Sunday 12 September 2021

How to water plants in pots - properly

I seem to be always writing about this - but it's been a couple of years since the last article, and just the other day I saw a perfect illustration of the problem, so let's run over it again.

Plants which you buy from garden centres are potted up using compost: not soil, or earth, but compost.

These days, we are all trying to reduce the amount of peat we use in our compost, so most of the plants you buy will be in peat-free, or peat-reduced, commercial compost.  And when I say "commercial compost" I mean the sort of stuff you would buy in a bag from the garden centre, not the compost that you make in your own garden.

Now, the problem with commercial compost is that it does not hold water very well.  And once it dries out, it is very difficult to re-wet it - as you will know if you have found an oldish half-bag of compost in the shed, and have been mystified as to how it has apparently turned into reddish-brown dust, and is now totally useless for potting up. There is a way to deal with it, I wrote about it at length, here.

This also happens to compost with plants growing in it: it's fine, as long as it is regularly watered, and kept moist, but if it is allowed to dry out - oh woe! It becomes almost impossible to re-wet it, and the plants usually die.

Here is an absolute classic, text-book example. My Client had bought five lovely big ferns, but - unknown to me - had completely failed to water them, for the week before my visit.

I cheerfully issued the instruction: "Please give those plants a good drenching before they are planted," and this was done.

But when the holes were dug, and the plants were de-potted (an essential step before planting: take off the plastic pot!! Don't laugh, I've seen it done - or, rather, not done...), this is what we found:

Text-book! 

The water has soaked just the top inch or so, and has totally failed to soak all the way through the bone-dry compost.

You can see the trickles, down the sides, where the water was unable to get "in" to the compost, and has run down the sides of the pot, creating a bit of a puddle at the very bottom, but completely missing out on the centre of the plant, which is where you would expect to find the majority of the roots.

So,what's to be done?

Firstly, learn to tell the difference between a pot which has been adequately watered, and one which is bone dry and about to die.

How? Two easy ways to tell, and that's quite apart from simply looking at the upper part of the plant, to see if it looks dull, lack-lustre and is visibly wilting...

The best way is to check how heavy the pot is.
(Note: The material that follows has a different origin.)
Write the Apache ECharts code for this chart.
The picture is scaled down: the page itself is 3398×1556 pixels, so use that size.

Moist compost is heavy, so the pot will feel heavy.

Of course, if your plant is in a permanent, decorative, pot, you won't be able to lift it up easily: and even if you could, the decorative pot will have a weight to it, so you won't be able to tell.
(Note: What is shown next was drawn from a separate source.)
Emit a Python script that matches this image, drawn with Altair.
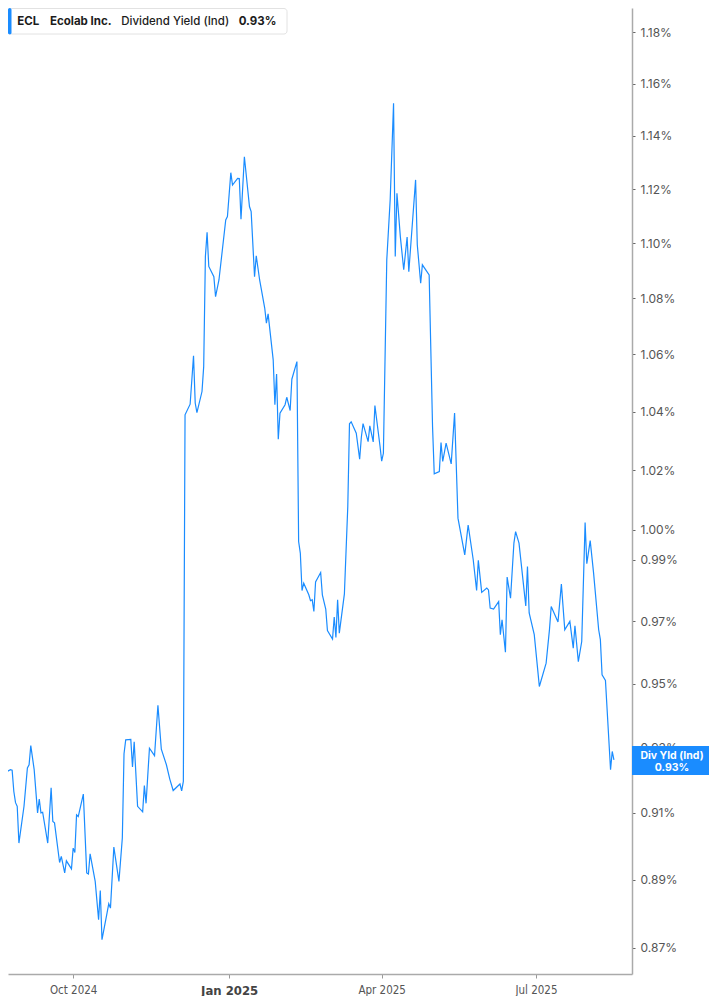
import altair as alt
import pandas as pd

# ---- data (dividend yield, in %) ----
month_days = [
    ("2024-08", [19, 20, 21, 22, 23, 25, 26, 27, 28, 29, 30]),
    ("2024-09", [2, 4, 5, 6, 8, 10, 11, 12, 13, 16, 18, 19, 20, 23, 24, 26, 27, 30]),
    ("2024-10", [1, 2, 3, 4, 7, 9, 10, 11, 14, 16, 17, 18, 21, 22, 23, 25, 28, 30, 31]),
    ("2024-11", [1, 4, 5, 6, 8, 11, 12, 13, 15, 18, 20, 22, 25, 27, 29]),
    ("2024-12", [3, 4, 5, 6, 9, 11, 12, 13, 16, 17, 18, 19, 20, 23, 24, 26, 28, 30, 31]),
    ("2025-01", [2, 3, 6, 7, 8, 10, 13, 14, 16, 17, 19, 22, 23, 24, 27, 28, 29, 30, 31]),
    ("2025-02", [3, 4, 6, 7, 10, 11, 12, 13, 14, 17, 18, 19, 20, 21, 24, 25, 27, 28]),
    ("2025-03", [3, 4, 5, 6, 7, 10, 12, 13, 14, 17, 19, 20, 21, 24, 25, 27, 28, 31]),
    ("2025-04", [1, 2, 4, 6, 8, 9, 10, 12, 14, 16, 17, 21, 22, 24, 25, 29]),
    ("2025-05", [1, 2, 5, 6, 7, 9, 12, 14, 16, 20, 22, 25, 27, 28, 30]),
    ("2025-06", [2, 3, 4, 6, 9, 10, 11, 13, 14, 16, 18, 19, 21, 25, 26, 27, 30]),
    ("2025-07", [2, 3, 7, 9, 10, 14, 16, 18, 21, 23, 24, 26, 28, 30, 31]),
    ("2025-08", [2, 4, 7, 8, 9, 11, 14, 15, 16]),
]

yield_pct = [
    0.9412, 0.9408, 0.9254, 0.9260, 0.9226, 0.9232, 0.9230, 0.9165, 0.9131, 0.9120,
    0.9009, 0.9120, 0.9237, 0.9247, 0.9306, 0.9232, 0.9100, 0.9142, 0.9100, 0.9102,
    0.9009, 0.9176, 0.9074, 0.9070, 0.8951, 0.8969, 0.8920, 0.8956, 0.8932, 0.8994,
    0.8981, 0.9094, 0.9089, 0.9157, 0.8920, 0.8917, 0.8977, 0.8895, 0.8782, 0.8868,
    0.8724, 0.8802, 0.8829, 0.8816, 0.8997, 0.8895, 0.9024, 0.9281, 0.9324, 0.9325,
    0.9240, 0.9318, 0.9120, 0.9103, 0.9183, 0.9129, 0.9298, 0.9275, 0.9432, 0.9295,
    0.9247, 0.9203, 0.9168, 0.9188, 0.9167, 0.9196, 1.0389, 1.0426, 1.0595, 1.0430,
    1.0397, 1.0470, 1.0557, 1.0951, 1.1040, 1.0915, 1.0878, 1.0806, 1.0866, 1.0975,
    1.1085, 1.1098, 1.1261, 1.1215, 1.1240, 1.1239, 1.1088, 1.1321, 1.1135, 1.1116,
    1.0878, 1.0954, 1.0866, 1.0765, 1.0711, 1.0744, 1.0581, 1.0424, 1.0531, 1.0305,
    1.0395, 1.0424, 1.0450, 1.0404, 1.0513, 1.0575, 0.9960, 0.9922, 0.9799, 0.9823,
    0.9785, 0.9766, 0.9769, 0.9731, 0.9827, 0.9858, 0.9785, 0.9739, 0.9669, 0.9642,
    0.9713, 0.9647, 0.9769, 0.9661, 0.9788, 1.0077, 1.0358, 1.0365, 1.0326, 1.0237,
    1.0312, 1.0359, 1.0297, 1.0351, 1.0296, 1.0421, 1.0282, 1.0230, 1.0257, 1.0939,
    1.1159, 1.1524, 1.0951, 1.1184, 1.1024, 1.0903, 1.1022, 1.0896, 1.1234, 1.0994,
    1.0854, 1.0921, 1.0884, 1.0349, 1.0187, 1.0195, 1.0294, 1.0229, 1.0292, 1.0221,
    1.0395, 1.0038, 0.9916, 1.0015, 0.9900, 0.9799, 0.9898, 0.9793, 0.9807, 0.9801,
    0.9742, 0.9739, 0.9763, 0.9656, 0.9704, 0.9600, 0.9843, 0.9774, 0.9955, 0.9993,
    0.9955, 0.9749, 0.9878, 0.9726, 0.9656, 0.9546, 0.9491, 0.9565, 0.9674, 0.9747,
    0.9697, 0.9820, 0.9672, 0.9699, 0.9613, 0.9685, 0.9570, 0.9634, 1.0023, 0.9887,
    0.9963, 0.9856, 0.9672, 0.9640, 0.9528, 0.9510, 0.9232, 0.9288, 0.9262,
]

y_ticks = [0.87, 0.89, 0.91, 0.93, 0.95, 0.97, 0.99, 1.00, 1.02, 1.04, 1.06,
           1.08, 1.10, 1.12, 1.14, 1.16, 1.18]
x_tick_months = [(2024, 10), (2025, 1), (2025, 4), (2025, 7)]

title_parts = ["ECL", "Ecolab Inc.", "Dividend Yield (Ind)", "0.93%"]
badge_lines = ["Div Yld (Ind)", "0.93%"]

dates = [f"{ym}-{d:02d}" for ym, days in month_days for d in days]
df = pd.DataFrame({"date": dates, "yld": yield_pct})
one = pd.DataFrame({"k": [0]})

BLUE = "#1a8cff"
W, H = 624, 966

x_domain = [
    alt.DateTime(year=2024, month=8, date=23, hours=13, minutes=26, utc=True),
    alt.DateTime(year=2025, month=8, date=26, hours=15, minutes=50, utc=True),
]
x_values = [alt.DateTime(year=y, month=m, date=1, utc=True) for y, m in x_tick_months]
is_jan = "utcmonth(datum.value) == 0"

line = alt.Chart(df).mark_line(color=BLUE, strokeWidth=1.2, clip=True).encode(
    x=alt.X(
        "date:T",
        scale=alt.Scale(type="utc", domain=x_domain, nice=False),
        axis=alt.Axis(
            title=None, grid=False, values=x_values, format="%b %Y",
            labelFont="'Liberation Sans Narrow', 'DejaVu Sans Condensed', Roboto",
            labelFontSize={"condition": {"test": is_jan, "value": 13}, "value": 11.5},
            labelFontWeight={"condition": {"test": is_jan, "value": "bold"}, "value": "normal"},
            labelColor={"condition": {"test": is_jan, "value": "#444"}, "value": "#555"},
            labelPadding=6, tickSize=4, tickColor="#999", tickWidth=1,
            domainColor="#aaaaaa", domainWidth=1.5, labelFlush=False,
        ),
    ),
    y=alt.Y(
        "yld:Q",
        scale=alt.Scale(type="log", domain=[0.86249, 1.18955], nice=False, zero=False),
        axis=alt.Axis(
            orient="right", title=None, grid=False, values=y_ticks,
            labelExpr="format(datum.value, '.2f') + '%'",
            labelFont="Inter", labelFontSize=12, labelColor="#555",
            labelPadding=5, tickSize=3, tickColor="#666", tickWidth=1,
            domainColor="#aaaaaa", domainWidth=1.5, labelFlush=False,
        ),
    ),
)

# right-hand value badge
badge = alt.Chart(one).mark_rect(color=BLUE).encode(
    x=alt.value(624), x2=alt.value(701), y=alt.value(738), y2=alt.value(767)
)
badge_t1 = alt.Chart(one).mark_text(
    color="white", font="Inter", fontSize=10.5, fontWeight="bold", align="center", baseline="alphabetic"
).encode(x=alt.value(664), y=alt.value(751), text=alt.value(badge_lines[0]))
badge_t2 = alt.Chart(one).mark_text(
    color="white", font="Inter", fontSize=10.5, fontWeight="bold", align="center", baseline="alphabetic"
).encode(x=alt.value(664), y=alt.value(762.5), text=alt.value(badge_lines[1]))

# title box at top-left
tbox = alt.Chart(one).mark_rect(fill="white", stroke="#e2e2e2", strokeWidth=1, cornerRadius=3).encode(
    x=alt.value(0.5), x2=alt.value(279), y=alt.value(0.5), y2=alt.value(26)
)
tbar = alt.Chart(one).mark_rect(color=BLUE, cornerRadius=2).encode(
    x=alt.value(0), x2=alt.value(3.5), y=alt.value(0), y2=alt.value(26.5)
)
title_x = [9.3, 42, 113.3, 230.7]
title_w = ["bold", "bold", 500, "bold"]
tlayers = []
for txt, xx, wt in zip(title_parts, title_x, title_w):
    tlayers.append(
        alt.Chart(one).mark_text(
            color="#1c1c1c", font="Inter", fontSize=11.5, fontWeight=wt, align="left", baseline="alphabetic"
        ).encode(x=alt.value(xx), y=alt.value(16.8), text=alt.value(txt))
    )

chart = alt.layer(line, badge, badge_t1, badge_t2, tbox, tbar, *tlayers).properties(
    width=W, height=H,
    autosize=alt.AutoSizeParams(type="none"),
    padding={"left": 0, "top": 0, "right": 77, "bottom": 22},
    background="white",
).configure_view(stroke=None)

chart.save("out.html", embed_options={"renderer": "svg", "actions": False})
So, we turn to the other method: press the tip of a bare, dry, finger onto the surface of the compost. If your finger comes away clean, then the pot needs water. If there are one or two crumbs of compost sticking to your fingertip, then the pot still has a good amount of moisture in it.
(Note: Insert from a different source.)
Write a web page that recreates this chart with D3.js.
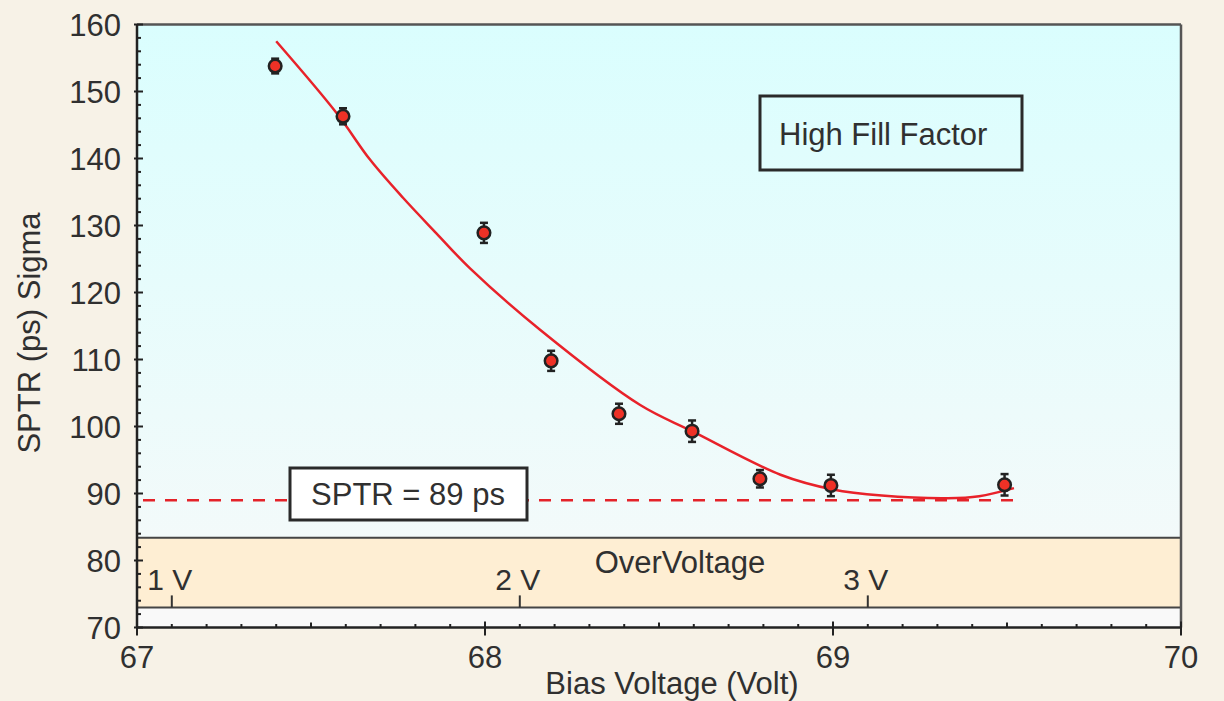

Secondly, if your finger is clean, if the pot weighs nothing, if the leaves are dull and droopy: then the only thing to do is to immerse the entire pot in a bucket of water, and hold it down until it stops bubbling. This can take some time - ten minutes, fifteen minutes - so a brick or two can be useful, to weigh down the pot and hold it underwater.

Once you have successfully re-soaked the compost, lift it out of the bucket and let the excess drain away, then leave it to recover. If the leaves perk up, hooray! you have saved it. If they remain droopy and dull, even a day or so later, then the plant has probably reached what the RHS call, rather delightfully, the PWP or Permanent Wilting Point, ie death. Nothing more can be done, other than to doff our caps, bow our heads, and say a sad farewell as we tip the plants out, and bung it on the compost heap.

Having gone to the effort of saving your plants-in-pots, you can help them to survive future droughts by watering them less often, but more thoroughly.

The rule, if you can call it that, is that it takes a depth of 1" of water above the surface of the compost, to penetrate 8" down. It can be hard to work out if you have given the plant an inch of water, because it will - or, it should - start to soak in, as soon as you start to pour it on. But think about how much water it takes, to cover the surface of any given pot, to a depth of an inch (that's 2.5cm for you youngsters), and aim to gently pour that much water on to each pot.

If you find that the water all runs out of the bottom, then your compost is still not thoroughly wetted in the middle, so try the dunk-and-soak routine again. 

You can also try standing recalcitrant pots on saucers, so that the water will pool at the bottom, instead of running away, and therefore has time to be soaked back up into the pot. But a quick word of warning about this method - very few plants like to sit with their bottom in water all the time, they need air as well as water, so remember to empty the saucers after an hour or so, if they still contain water. 

After a while, you will get a "feel" for how much water your pots need, and hopefully you won't ever find another pot full of bone dry, powdery compost-dust!